John A. Douglas

Living Passionately In the World of the Moving Image

John A. Douglas John's life in pictures

“Being Scared”

April 28th, 2009 · No Comments · Personal Stories

There were a few times in my youth when certain movies absolutely terrified me. When I was watching one of the Mummy movies, for instance, I absolutely had to keep saying to myself, “This is only a movie. This is only a movie” and even that provided precious little comfort. And when I speak of Mummy movies I mean the ones produced by Universal International in the 1930s and 1940s beginning with “The Mummy” (1932) starring Boris Karloff. I saw these films for the first time when I was in junior high school and the Universal films were in re-release.

I remember being scared out of my wits in “The Mummy’s Hand” (1940) when the Mummy, played by Tom Tyler, was chasing some of the good guys. It was a surreal film because even thought the Mummy was forced to lumber along dragging one foot, he always seemed to be gaining on those people who were running for their lives.

It never occurred to me that real live human beings could probably take down with ease a creature made up of rotted cloth and dried up flesh and bones. As far as I was concerned, the Mummy was to be feared and I feared him to the max.

As an adult I miss that fear engendered by the movies like “Frankenstein” and “Dracula.” Modern horror films have given up on trying to frighten and have settled for producing revulsion which is not nearly as rewarding as fear. Only occasionally do I get a touch of the old time Mummy fear. It happened in “The Exorcist” and it happened for me a couple of times in a little known film called “The Evil” (1978) with Richard Crenna.

My most recent old time scare came to me in “Seven” (1995) when Brad Pitt and Morgan Freeman, playing cops, were driving a dangerous serial killer, played to a fare-the-well by Kevin Spacey, into the desert. The serial killer is bound and caged in the back seat of their car and he had no weapon but somehow you know that this is a man to be feared and he scared the dickens out of me even though I knew he posed no real threat. (Oh yeah??)

Fear can be great fun when you know deep down that your fears are groundless and that “this it is only a movie.” But what about fear that has some basis.?

I spent a lot of time at the movies when I was a kid and often when I came out of the movie at the Fayette Theate in Fayetteville, West Virginia, it would already be dark which was no problem for me up to a point and that point was where the street lights stopped and deep West Virginia darkness began.

My grandparents lived at the bottom of a hill and it was at the top of that hill where the darkness took over. It was at this point that I had to make a decision. I could walk slowly and allow my ears to tell me if any horrors lurked just outside my range of vision or I could just run like mad until I reached the front door.

The decision was usually based on the kind of film I had seen. Walking at a normal rate took great courage and that is not something I had a whole lot of if I had just seen a movie with spooky elements. So after a murder mystery, a horror or a science fiction film I generally opted to make a run for it.
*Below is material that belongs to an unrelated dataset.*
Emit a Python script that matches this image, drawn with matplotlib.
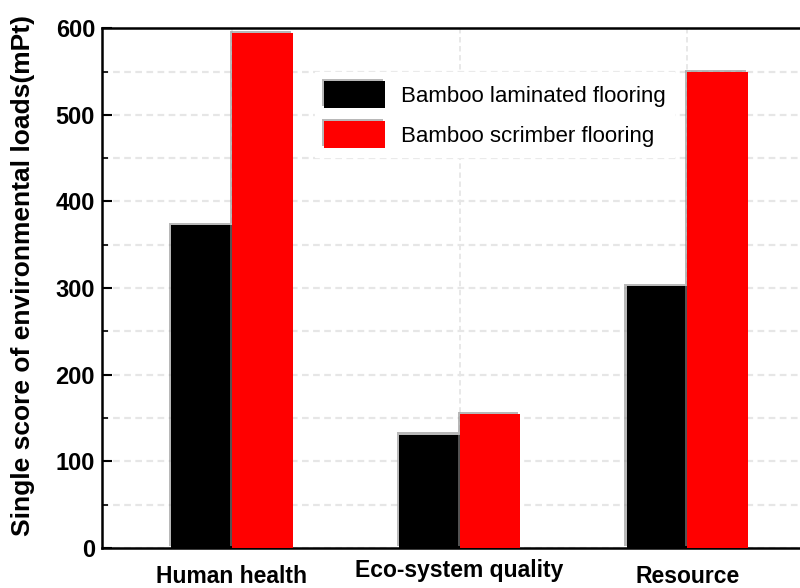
import numpy as np
import matplotlib.pyplot as plt
import matplotlib.patheffects as pe
import matplotlib.transforms as mtransforms
from matplotlib.ticker import MultipleLocator

plt.rcParams['font.family'] = ['Liberation Sans', 'DejaVu Sans']

categories = ['Human health', 'Eco-system quality', 'Resource']
laminated = [373, 131, 302]
scrimber = [594, 155, 549]
series_names = ['Bamboo laminated flooring', 'Bamboo scrimber flooring']

fig = plt.figure(figsize=(8, 5.88), dpi=100)
ax = fig.add_axes([0.1275, 0.068, 0.894, 0.884])

x = np.arange(len(categories))
w = 0.267
shadow = [pe.SimplePatchShadow(offset=(-1.5, 1.5), shadow_rgbFace='#8a8a8a', alpha=0.6), pe.Normal()]
b1 = ax.bar(x - w / 2, laminated, w, color='black', label=series_names[0], zorder=3)
b2 = ax.bar(x + w / 2, scrimber, w, color='#ff0000', label=series_names[1], zorder=3)
for bar in list(b1) + list(b2):
    bar.set_path_effects(shadow)

ax.set_xlim(-0.57, 2.57)
ax.set_ylim(0, 600)
ax.set_xticks(x)
ax.set_xticklabels(categories, fontsize=16.5, fontweight='bold')
ax.tick_params(axis='x', length=0, pad=12)
# middle label sits a little higher
mid = ax.get_xticklabels()[1]
mid.set_transform(mid.get_transform() + mtransforms.ScaledTranslation(0, 6 / 100, fig.dpi_scale_trans))

ax.yaxis.set_major_locator(MultipleLocator(100))
ax.yaxis.set_minor_locator(MultipleLocator(50))
ax.tick_params(axis='y', which='major', direction='in', length=7, width=1.5, labelsize=17, pad=5)
ax.tick_params(axis='y', which='minor', direction='in', length=4, width=1.2)
for lab in ax.get_yticklabels():
    lab.set_fontweight('bold')

ax.grid(True, which='both', axis='y', color='#e6e6e6', linestyle=(0, (3, 2)), linewidth=1.6, zorder=0)
ax.grid(True, which='major', axis='x', color='#e6e6e6', linestyle=(0, (3, 2)), linewidth=1.3, zorder=0)
for s in ['left', 'bottom', 'top', 'right']:
    ax.spines[s].set_linewidth(1.8)

ax.set_ylabel('Single score of environmental loads(mPt)', fontsize=19, fontweight='bold')
ax.yaxis.set_label_coords(-0.094, 0.525)

leg = ax.legend(loc='upper left', bbox_to_anchor=(0.298, 0.915), fontsize=16, frameon=True,
                fancybox=False, edgecolor='white', framealpha=1, handlelength=2.75,
                handleheight=1.5, handletextpad=0.7, labelspacing=0.55, borderaxespad=0)
leg.set_zorder(5)

fig.savefig('out.png', dpi=100)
The problem is that as soon as I began to run I knew in my heart that the hounds of hell would be unleashed and they would be right at my heels. I could almost hear them closing in behind me as I ran like I have never been able to run since. I would run up the front steps and up on the porch of my grandparent’s home. If I could just get inside I would be safe and every single time I managed to open the door and fall into the security of home.

I am talking here about 30 seconds of pure terror from start to finish but the security of home immediately dissipated the fear as I walked into the living room to tell of what amazing things I had just seen in the Fayette Theater.